The story sounded too good to be true, the kind of stuff people write in their heads and hold in draft mode until the first opportunity presents itself to publish it, so I didn't read the specifics until this morning at ABC News. As an avid twitter user myself and someone used to sharing information about my life with friends online for 10+ years, I was astounded at the amount of negative attention the mother, Shellie Ross was (and still is) receiving from the story.

I'm someone in a similar position who posted to twitter (while in my hospital bed) just a few hours after my initial diagnosis of having a large brain tumor, and I have to say it was specifically so I could let my immediate friends and family that follow me on twitter know exactly what was going on as soon as possible. Posting to twitter meant I didn't have to do a dreaded phone call to dozens of people immediately after hearing my diagnosis, and for me it was both a time saving way to get the word out as well as the easiest way to communicate while I was exhausted and in and out of consciousness in the hospital.

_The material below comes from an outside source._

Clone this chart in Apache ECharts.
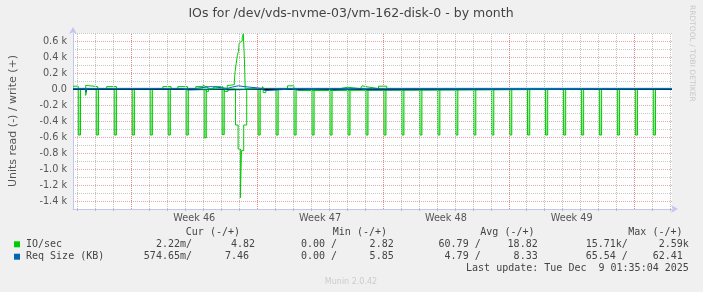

The obvious sticking point in many stories about this drowning incident seems to be about new media and old. No one is surprised at frantic cell phone calls in a hospital waiting room, but apparently button mashing on a cellphone to alert friends via text to twitter is a surprise, simply because it is new.

What happened was a tragedy plain and simple. The family was doing things in the backyard, the pool gate didn't get closed, and an accident occurred. Some time after (reports vary but it looks like about half an hour after paramedics arrived) she updated her friends and family and asked them to pray for her son. This could have been on the trip to the hospital, as she was leaving home, or when she first arrived. Five hours later he was pronounced dead, and she updated her friends and family with the terrible news.

I myself posted to twitter five times from the hospital after my initial tweet, bringing people up to speed as I learned more. Half a day after I settled in at home I wrote a blog post further explaining it. I did this again to fill friends in and so I didn't have to relay the story 1,000 times later. I was commended a lot privately and publicly for being open and honest and sharing my story but to be frank I really don't know of any other way to be, this is just naturally the easiest way to communicate with friends and (some) family.

Since my parents weren't tuned into twitter, I did have to call them on that first day, and each day there after. In the end when I got home, I had to call about a dozen friends and family members that also aren't aware of my twitter account (or even what twitter is), and I have to say those were some of the most difficult calls to make, to drop bad news on happy friends and family. It was hours of work too, to explain and answer questions over the phone.

Twitter is a great tool for personal broadcast to a vast set of friends and family and it's quickly turning into a new default communication medium for the online world. It can certainly be distracting in the face of day-to-day cubicle work, but in this specific case it appears certainly to me that it had nothing to do with the death and was actually helpful at alerting friends to the accident and later informing them of the tragedy, and mirrors my own use of the service in a vaguely similar situation.